Unmetered Internet access will drag the last of Britain's uninitiated techno-phobes kicking and screaming into the online world according to observers.
The advent of fixed rate Internet access will lead to a massive increase in online gaming and surfing among those already hooked, but it will also encourage those who have not yet cottoned on to the possibilities of the Net to take the plunge, say observers.
A spokeswoman from Consumers in Europe Group is hopeful today's announcement will prove a watershed in British Internet adoption. "Obviously this is in the interest of consumers because it means the price will go down. I would imagine that this will get far more people online."
One cyber café -- the Cyberzone in Croydon -- says BTs announcement should lead to an influx of new Internet users. A spokesman told ZDNet: "Hopefully this will influence home use and use in libraries and schools. It will benefit people who use the Internet a lot at home as well." Despite the positive tone however the spokesman did say the announcement has been a very long time coming. "My personal opinion is that BT is doing what is should have been doing a long time ago."

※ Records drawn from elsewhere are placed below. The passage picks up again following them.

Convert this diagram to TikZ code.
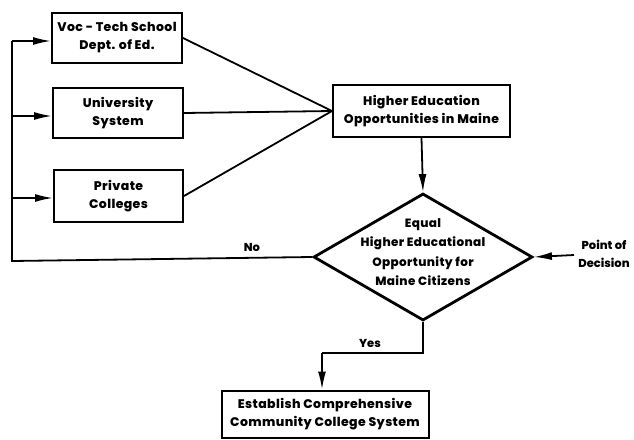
\documentclass[tikz,border=0pt]{standalone}
\usepackage{fontspec}
\setmainfont{Poppins}[BoldFont={Poppins ExtraBold}]
\usetikzlibrary{shapes.geometric,arrows.meta}
\begin{document}
\begin{tikzpicture}[x=1pt,y=-1pt,
  txt/.style={font=\bfseries\fontsize{11.5}{17.5}\selectfont, align=center},
  btxt/.style={font=\bfseries\fontsize{12.5}{18}\selectfont\addfontfeature{LetterSpace=3}, align=center},
  box/.style={btxt, draw, line width=2pt, inner sep=0pt},
  conn/.style={line width=1.8pt},
  arr/.style={conn, -{Latex[length=18pt,width=8pt]}}]
\useasboundingbox[fill=white] (0,0) rectangle (634,439);
\node[box, minimum width=130pt, minimum height=50pt] (voc) at (117,38) {Voc - Tech School\\Dept. of Ed.};
\node[box, minimum width=130pt, minimum height=50pt] (uni) at (118,113) {University\\System};
\node[box, minimum width=129pt, minimum height=52pt] (priv) at (118.5,196) {Private\\Colleges};
\node[box, minimum width=177pt, minimum height=52pt] (hed) at (421.5,111) {Higher Education\\Opportunities in Maine};
\node[draw, diamond, line width=2.8pt, minimum width=219pt, minimum height=127pt, aspect=1.72, inner sep=0pt] (dia) at (423,257) {};
\node[btxt, font=\bfseries\fontsize{12}{19.5}\selectfont\addfontfeature{LetterSpace=3}] (diat) at (423,252) {Equal\\Higher Educational\\Opportunity for\\Maine Citizens};
\node[box, minimum width=207pt, minimum height=47pt] (est) at (325,414) {Establish Comprehensive\\Community College System};
\node[txt] (pod) at (604,254) {Point of\\Decision};
\node[txt] (no) at (252,247) {No};
\node[txt] (yes) at (370,343) {Yes};
\coordinate (bl) at (12,261);
\coordinate (ctop) at (12,41);
\coordinate (cu) at (12,116);
\coordinate (cp) at (12,198);
\coordinate (yb) at (423,353);
\coordinate (yl) at (322,353);
\coordinate (pe) at (574,255);
\draw[conn] (dia.west) -- (bl) -- (ctop);
\draw[arr] (ctop) -- (voc.west |- ctop);
\draw[arr] (cu) -- (uni.west |- cu);
\draw[arr] (cp) -- (priv.west |- cp);
\draw[conn] (voc.east) -- (hed.west);
\draw[conn] (uni.east) -- (hed.west);
\draw[conn] (priv.east) -- (hed.west);
\draw[arr] (hed.south) -- (dia.north);
\draw[conn] (dia.south) -- (yb) -- (yl);
\draw[arr] (yl) -- (est.north -| yl);
\draw[arr] (pe) -- (dia.east);
\end{tikzpicture}
\end{document}
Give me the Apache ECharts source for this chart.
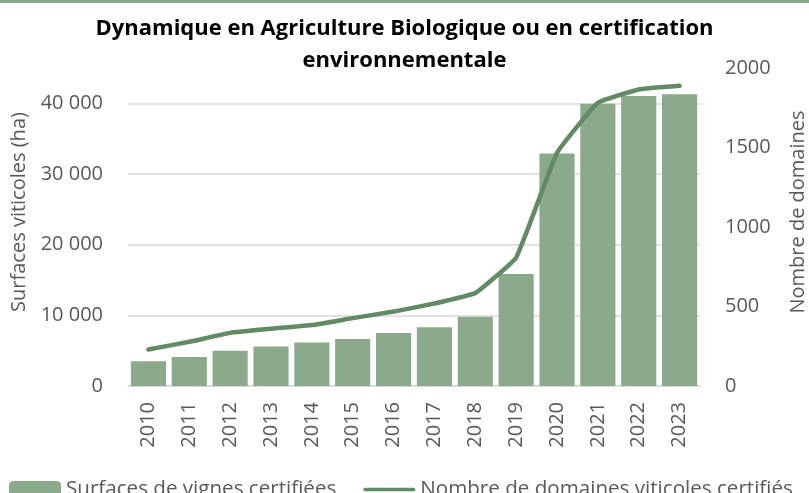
<!DOCTYPE html>
<html>
<head>
<meta charset="utf-8">
<script src="https://cdn.jsdelivr.net/npm/echarts@6/dist/echarts.min.js"></script>
<style>
html,body{margin:0;padding:0;background:#fff;}
#main{width:809px;height:493px;}
</style>
</head>
<body>
<div id="main"></div>
<script>
const years = ['2010','2011','2012','2013','2014','2015','2016','2017','2018','2019','2020','2021','2022','2023'];
const surfaces = [3500, 4100, 5000, 5600, 6150, 6650, 7500, 8300, 9800, 15850, 32900, 39950, 41050, 41300];
const domaines = [230, 278, 334, 360, 383, 427, 468, 519, 585, 808, 1466, 1781, 1865, 1888];
const leftTicks = {min: 0, max: 45000, interval: 10000};
const rightTicks = {min: 0, max: 2000, interval: 500};

const FONT = '"Open Sans", sans-serif';
const GREY = '#595959';
const LINE_ICON = 'path://M2,0 L56,0 A2,2 0 0 1 56,4 L2,4 A2,2 0 0 1 2,0 Z';
const chart = echarts.init(document.getElementById('main'));
chart.setOption({
  animation: false,
  graphic: [{type: 'rect', left: 0, top: 0, shape: {width: 809, height: 3}, style: {fill: '#8BA98B'}}],
  title: {
    text: 'Dynamique en Agriculture Biologique ou en certification\nenvironnementale',
    left: 'center',
    top: 8,
    textStyle: {fontFamily: FONT, fontWeight: 'bold', fontSize: 22, lineHeight: 32, color: '#000'}
  },
  legend: {
    left: 9, top: 479, padding: 0, itemWidth: 52, itemHeight: 17, itemGap: 27,
    textStyle: {fontFamily: FONT, fontSize: 20.6, color: GREY},
    data: [{name: 'Surfaces de vignes certifiées'},
           {name: 'Nombre de domaines viticoles certifiés', icon: LINE_ICON, itemStyle: {color: '#628A64'}}]
  },
  grid: {left: 128, right: 109, top: 68, bottom: 107, outerBoundsMode: 'none', containLabel: false},
  xAxis: {
    type: 'category', data: years,
    axisLine: {lineStyle: {color: '#D9D9D9', width: 1.5}},
    axisTick: {show: false},
    axisLabel: {rotate: 90, margin: 16, fontFamily: FONT, fontSize: 20, color: GREY}
  },
  yAxis: [{
    type: 'value', min: leftTicks.min, max: leftTicks.max, interval: leftTicks.interval,
    name: 'Surfaces viticoles (ha)', nameLocation: 'middle', nameGap: 98,
    nameTextStyle: {fontFamily: FONT, fontSize: 20, color: GREY, padding: [0,0,0,30]},
    axisLine: {show: false}, axisTick: {show: false},
    axisLabel: {showMaxLabel: false, margin: 25, fontFamily: FONT, fontSize: 20, color: GREY,
      formatter: v => String(v).replace(/\B(?=(\d{3})+(?!\d))/g, ' ')},
    splitLine: {showMaxLine: false, lineStyle: {color: '#D9D9D9', width: 1.5}}
  }, {
    type: 'value', min: rightTicks.min, max: rightTicks.max, interval: rightTicks.interval,
    name: 'Nombre de domaines', nameLocation: 'middle', nameGap: 88,
    nameTextStyle: {fontFamily: FONT, fontSize: 20, color: GREY, padding: [0,0,0,30]},
    axisLine: {show: false}, axisTick: {show: false},
    axisLabel: {margin: 25, fontFamily: FONT, fontSize: 20, color: GREY, formatter: v => String(v)},
    splitLine: {show: false}
  }],
  series: [{
    name: 'Surfaces de vignes certifiées', type: 'bar', data: surfaces, yAxisIndex: 0,
    barCategoryGap: '14%', itemStyle: {color: '#8BA98B'}
  }, {
    name: 'Nombre de domaines viticoles certifiés', type: 'line', data: domaines, yAxisIndex: 1,
    symbol: 'none', smooth: 0.1, lineStyle: {color: '#628A64', width: 4.5, cap: 'round'},
    itemStyle: {color: '#628A64'}
  }]
});
</script>
</body>
</html>
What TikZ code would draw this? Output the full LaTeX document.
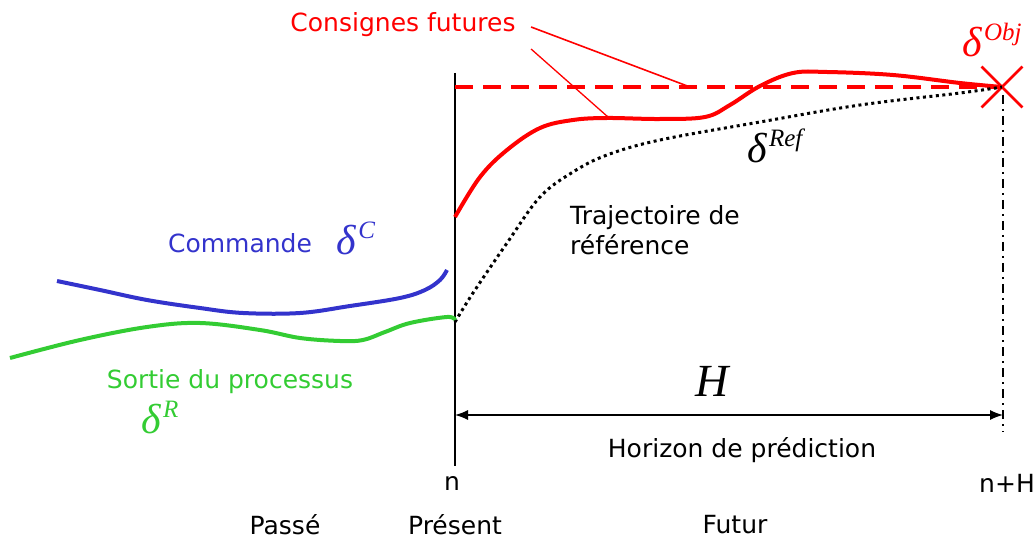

Analysts however warned users not to get carried away with BT's apparent benevolence. Durlacher analyst Nick Gibson said the announcement might not suit everyone. "First of all you have to work out your own usage. At what point it actually becomes financially viable. You've also got to consider the extent to which this will be used by other ISPs because not everyone wants to use BT."
Nevertheless, Gibson agreed, albeit tentatively, that £34.99 a month for unmetered Net access represents good value. "The issue is that you've got broadband coming out quite soon and it is widely anticipated it will be unmetered although considerably more than £35.
What it will help
- E-commerce. One criticism of BT's pricing has been the likelihood of the UK trailing the rest of Europe in the adoption of e-commerce.
- Schools and libraries could benefit if they are using dial-up connection.
- Cheaper online gaming
- Consumers will use Internet now that cost is not a barrier
- Cost of access should be weighed up against exactly how long you're likely to spend online.
- Effect on other ISPs will be significant. BT has said it will enter into some sort of deal with those most likely to be effected. It has not revealed details.
- Bear in mind that broadband is on its way and within a year or so, you'll be able to have a much deeper Internet experience for roughly the same price.
Some existing BT customers however remain concerned that this latest development will leave them in the lurch. "BT's new unmetered tariff is too steep in my humble opinion," says Philip Kreil, a ZDNet reader. "£35/month is far too expensive, and to restrict it to Internet only use is a disgrace. I would like to point out that users in the US receive totally unmetered local phone calls for a quarter of the fee proposed by BT."
Another BT customer, Peter Waine, makes the point that this announcement could result in increased bills if some ISPs are forced to rethink their pricing models. "This is bad news for me," says Waine, "Using telnet/greatxscape I get offpeak for nothing, now I'll have to pay £14."
Dan Delany, another ZDNet reader is confused about those who have already signed up for another BT service. "Taking the BT announcement at face value, it seems like a very good thing for the customer, however I do have a couple of concerns: With my current HomeHighway installation my call allowance is currently £10 (inc. VAT). Will BT offer this towards the cost of free Internet access. Will I have to use BT-Internet?
BT did not return calls by press time.